AIM: Copy the data exactly; pictures stay out of the copy.

....................

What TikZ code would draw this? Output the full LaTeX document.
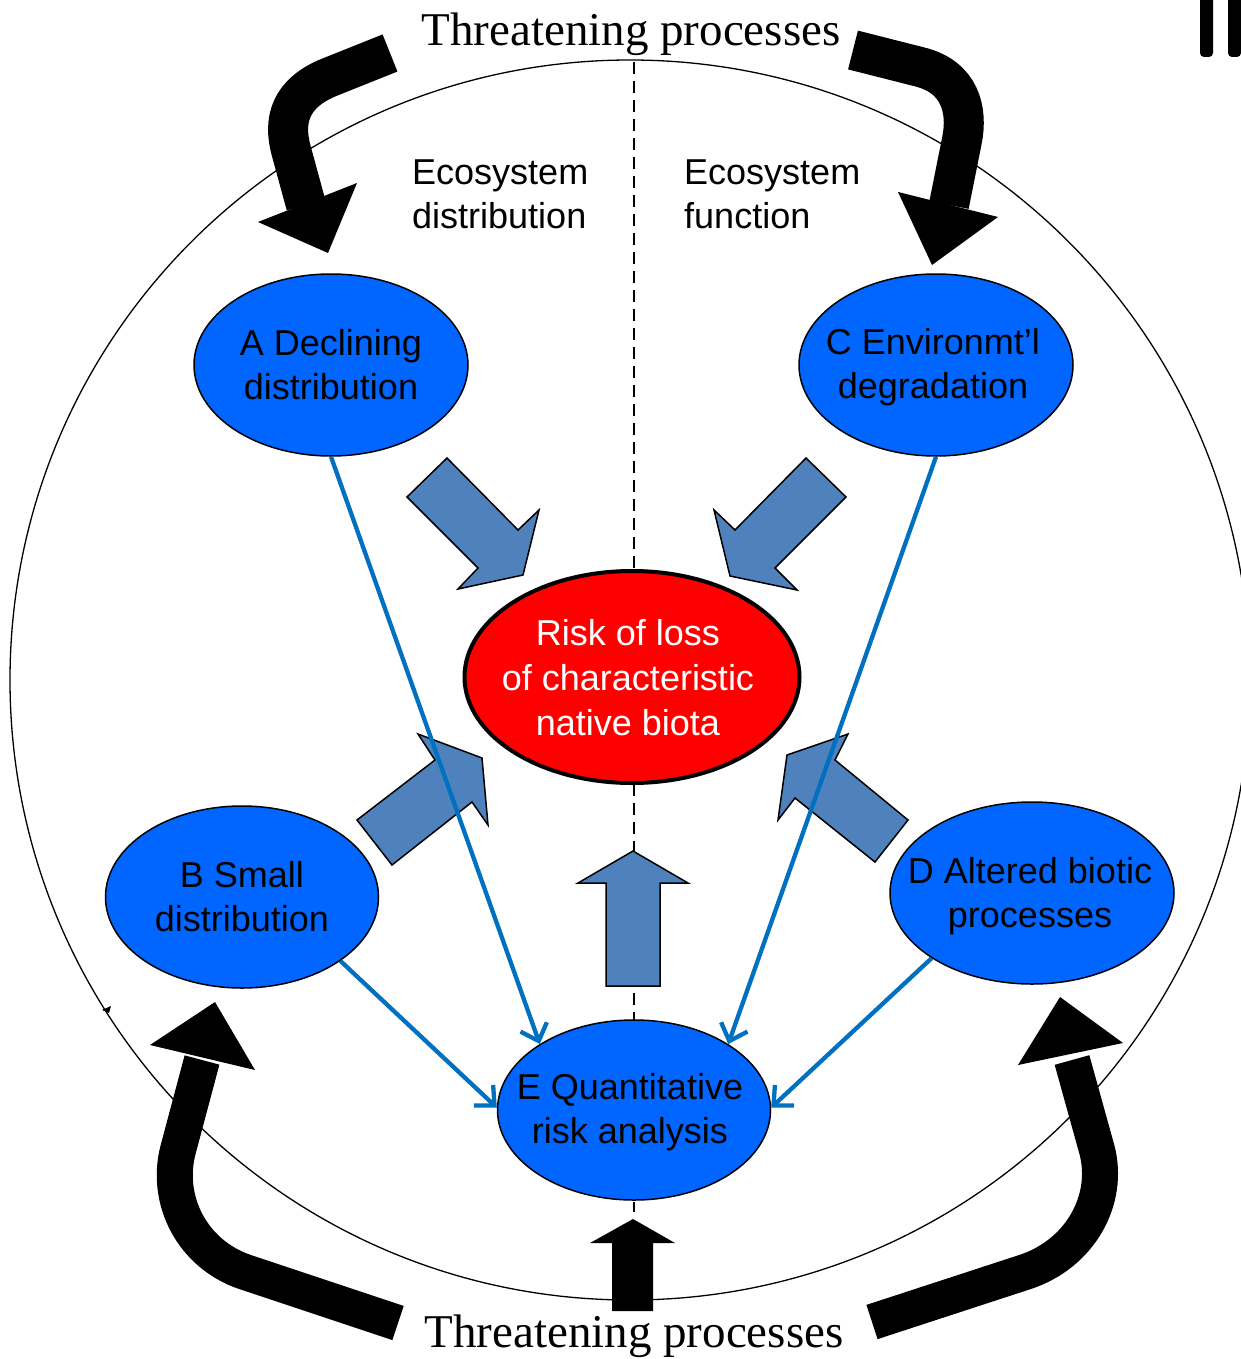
\documentclass[tikz,border=0pt]{standalone}
\usepackage{fontspec}
\setmainfont{Liberation Sans}
\newfontfamily\seriffont{Liberation Serif}
\usetikzlibrary{arrows.meta,shapes.geometric}
\definecolor{ellblue}{HTML}{0066FF}
\definecolor{blockblue}{HTML}{4F81BD}
\definecolor{lineblue}{HTML}{0070C0}
\begin{document}
\begin{tikzpicture}[x=1pt,y=-1pt,
  bell/.style={ellipse, draw=black, line width=1.5pt, fill=ellblue, inner sep=0pt},
  riskell/.style={ellipse, draw=black, line width=4pt, fill=red, inner sep=0pt},
  elltext/.style={inner sep=0pt, align=center, font=\fontsize{36}{44}\selectfont},
  risktext/.style={inner sep=0pt, align=center, text=white, font=\fontsize{36}{45}\selectfont},
  sidetext/.style={anchor=west, inner sep=0pt, align=left, font=\fontsize{36}{44}\selectfont},
  threat/.style={inner sep=0pt, anchor=base, font=\seriffont\fontsize{47}{50}\selectfont},
  bigshaft/.style={draw=black, line width=40pt},
  smallshaft/.style={draw=black, line width=36pt},
  blockarrow/.style={fill=blockblue, draw=black, line width=1.5pt, line join=miter},
  link/.style={draw=lineblue, line width=4.3pt, -{Straight Barb[length=15pt,width=28pt,line width=4.3pt]}},
  divider/.style={draw=black, line width=1.5pt, dash pattern=on 12pt off 7pt}
]
\useasboundingbox (0,0) rectangle (1241,1359);
\clip (0,0) rectangle (1241,1359);

% big circle
\draw[line width=1.3pt] (630,680) circle[radius=620];
% tiny mark on circle
\fill (102,1010) -- (111,1006) -- (109,1013) -- cycle;

% dashed divider
\coordinate (dtop) at (634,62);
\coordinate (dbot) at (634,1212);
\draw[divider] (dtop) -- (dbot);

% top-right mark
\fill[rounded corners=4pt] (1200,-5) rectangle (1213,57);
\fill[rounded corners=4pt] (1228,-5) rectangle (1241,57);

% texts
\node[threat] (ttop) at (631,46) {Threatening processes};
\node[threat] (tbot) at (634,1347) {Threatening processes};
\node[sidetext] (edist) at (412,194) {Ecosystem\\distribution};
\node[sidetext] (efunc) at (684,194) {Ecosystem\\function};

% black curved arrows
\draw[bigshaft] (390,53) -- (330,77) .. controls (290,93) and (283,120) .. (291,150) -- (306,205);
\fill (258,222) -- (357,183) -- (328,253) -- cycle;
\draw[bigshaft] (853,50) -- (920,67) .. controls (960,77) and (968,110) .. (962,140) -- (949,205);
\fill (898,192) -- (998,217) -- (932,265) -- cycle;
\draw[smallshaft] (398,1323) -- (245,1272) .. controls (192,1254) and (165,1200) .. (178,1150) -- (202,1060);
\fill (150,1045) -- (215,1002) -- (255,1070) -- cycle;
\draw[smallshaft] (872,1322) -- (1025,1272) .. controls (1080,1254) and (1110,1200) .. (1097,1150) -- (1072,1060);
\fill (1018,1065) -- (1060,997) -- (1123,1043) -- cycle;
% bottom centre black arrow
\fill (612,1311) -- (612,1243) -- (590,1243) -- (633,1219) -- (675,1243) -- (653,1243) -- (653,1311) -- cycle;

% ellipses
\node[bell, minimum width=274pt, minimum height=182pt] (A) at (331,365) {};
\node[elltext] (At) at (A) {A Declining\\distribution};
\node[bell, minimum width=274pt, minimum height=182pt] (C) at (936,365) {};
\node[elltext] (Ct) at (933,367) {C Environmt’l\\degradation};
\node[bell, minimum width=273pt, minimum height=182pt] (B) at (242,897) {};
\node[elltext] (Bt) at (B) {B Small\\distribution};
\node[bell, minimum width=284pt, minimum height=182pt] (D) at (1032,893) {};
\node[elltext] (Dt) at (1030,896) {D Altered biotic\\processes};
\node[bell, minimum width=273pt, minimum height=180pt] (E) at (634,1110) {};
\node[elltext] (Et) at (630,1112) {E Quantitative\\risk analysis};
\node[riskell, minimum width=335pt, minimum height=212pt] (R) at (632,677) {};
\node[risktext] (Rt) at (628,678) {Risk of loss\\of characteristic\\native biota};

% block arrows
\draw[blockarrow] (447,458) -- (518,530) -- (539,510) -- (523,575) -- (458,589) -- (478,568) -- (407,497) -- cycle;
\draw[blockarrow] (806,458) -- (735,530) -- (714,510) -- (730,576) -- (797,590) -- (775,568) -- (846,497) -- cycle;
\draw[blockarrow] (357,820) -- (392,865) -- (472,802) -- (488,825) -- (482,758) -- (418,734) -- (435,760) -- cycle;
\draw[blockarrow] (908,820) -- (875,862) -- (795,798) -- (778,820) -- (787,755) -- (848,734) -- (835,760) -- cycle;
\draw[blockarrow] (633,851) -- (688,883) -- (660,883) -- (660,986) -- (606,986) -- (606,883) -- (578,883) -- cycle;

% blue connectors
\draw[link] (A.south) -- (E.145);
\draw[link] (C.south) -- (E.35);
\draw[link] (B.-33) -- (E.179);
\draw[link] (D.213) -- (E.1);
\end{tikzpicture}
\end{document}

....................

WORKED ANSWER:
What TikZ code would draw this? Output the full LaTeX document.
\documentclass[tikz,border=0pt]{standalone}
\usepackage{fontspec}
\setmainfont{Liberation Sans}
\newfontfamily\seriffont{Liberation Serif}
\usetikzlibrary{arrows.meta,shapes.geometric}
\definecolor{ellblue}{HTML}{0066FF}
\definecolor{blockblue}{HTML}{4F81BD}
\definecolor{lineblue}{HTML}{0070C0}
\begin{document}
\begin{tikzpicture}[x=1pt,y=-1pt,
  bell/.style={ellipse, draw=black, line width=1.5pt, fill=ellblue, inner sep=0pt},
  riskell/.style={ellipse, draw=black, line width=4pt, fill=red, inner sep=0pt},
  elltext/.style={inner sep=0pt, align=center, font=\fontsize{36}{44}\selectfont},
  risktext/.style={inner sep=0pt, align=center, text=white, font=\fontsize{36}{45}\selectfont},
  sidetext/.style={anchor=west, inner sep=0pt, align=left, font=\fontsize{36}{44}\selectfont},
  threat/.style={inner sep=0pt, anchor=base, font=\seriffont\fontsize{47}{50}\selectfont},
  bigshaft/.style={draw=black, line width=40pt},
  smallshaft/.style={draw=black, line width=36pt},
  blockarrow/.style={fill=blockblue, draw=black, line width=1.5pt, line join=miter},
  link/.style={draw=lineblue, line width=4.3pt, -{Straight Barb[length=15pt,width=28pt,line width=4.3pt]}},
  divider/.style={draw=black, line width=1.5pt, dash pattern=on 12pt off 7pt}
]
\useasboundingbox (0,0) rectangle (1241,1359);
\clip (0,0) rectangle (1241,1359);

% big circle
\draw[line width=1.3pt] (630,680) circle[radius=620];
% tiny mark on circle
\fill (102,1010) -- (111,1006) -- (109,1013) -- cycle;

% dashed divider
\coordinate (dtop) at (634,62);
\coordinate (dbot) at (634,1212);
\draw[divider] (dtop) -- (dbot);

% top-right mark
\fill[rounded corners=4pt] (1200,-5) rectangle (1213,57);
\fill[rounded corners=4pt] (1228,-5) rectangle (1241,57);

% texts
\node[threat] (ttop) at (631,46) {Threatening processes};
\node[threat] (tbot) at (634,1347) {Threatening processes};
\node[sidetext] (edist) at (412,194) {Ecosystem\\distribution};
\node[sidetext] (efunc) at (684,194) {Ecosystem\\function};

% black curved arrows
\draw[bigshaft] (390,53) -- (330,77) .. controls (290,93) and (283,120) .. (291,150) -- (306,205);
\fill (258,222) -- (357,183) -- (328,253) -- cycle;
\draw[bigshaft] (853,50) -- (920,67) .. controls (960,77) and (968,110) .. (962,140) -- (949,205);
\fill (898,192) -- (998,217) -- (932,265) -- cycle;
\draw[smallshaft] (398,1323) -- (245,1272) .. controls (192,1254) and (165,1200) .. (178,1150) -- (202,1060);
\fill (150,1045) -- (215,1002) -- (255,1070) -- cycle;
\draw[smallshaft] (872,1322) -- (1025,1272) .. controls (1080,1254) and (1110,1200) .. (1097,1150) -- (1072,1060);
\fill (1018,1065) -- (1060,997) -- (1123,1043) -- cycle;
% bottom centre black arrow
\fill (612,1311) -- (612,1243) -- (590,1243) -- (633,1219) -- (675,1243) -- (653,1243) -- (653,1311) -- cycle;

% ellipses
\node[bell, minimum width=274pt, minimum height=182pt] (A) at (331,365) {};
\node[elltext] (At) at (A) {A Declining\\distribution};
\node[bell, minimum width=274pt, minimum height=182pt] (C) at (936,365) {};
\node[elltext] (Ct) at (933,367) {C Environmt’l\\degradation};
\node[bell, minimum width=273pt, minimum height=182pt] (B) at (242,897) {};
\node[elltext] (Bt) at (B) {B Small\\distribution};
\node[bell, minimum width=284pt, minimum height=182pt] (D) at (1032,893) {};
\node[elltext] (Dt) at (1030,896) {D Altered biotic\\processes};
\node[bell, minimum width=273pt, minimum height=180pt] (E) at (634,1110) {};
\node[elltext] (Et) at (630,1112) {E Quantitative\\risk analysis};
\node[riskell, minimum width=335pt, minimum height=212pt] (R) at (632,677) {};
\node[risktext] (Rt) at (628,678) {Risk of loss\\of characteristic\\native biota};

% block arrows
\draw[blockarrow] (447,458) -- (518,530) -- (539,510) -- (523,575) -- (458,589) -- (478,568) -- (407,497) -- cycle;
\draw[blockarrow] (806,458) -- (735,530) -- (714,510) -- (730,576) -- (797,590) -- (775,568) -- (846,497) -- cycle;
\draw[blockarrow] (357,820) -- (392,865) -- (472,802) -- (488,825) -- (482,758) -- (418,734) -- (435,760) -- cycle;
\draw[blockarrow] (908,820) -- (875,862) -- (795,798) -- (778,820) -- (787,755) -- (848,734) -- (835,760) -- cycle;
\draw[blockarrow] (633,851) -- (688,883) -- (660,883) -- (660,986) -- (606,986) -- (606,883) -- (578,883) -- cycle;

% blue connectors
\draw[link] (A.south) -- (E.145);
\draw[link] (C.south) -- (E.35);
\draw[link] (B.-33) -- (E.179);
\draw[link] (D.213) -- (E.1);
\end{tikzpicture}
\end{document}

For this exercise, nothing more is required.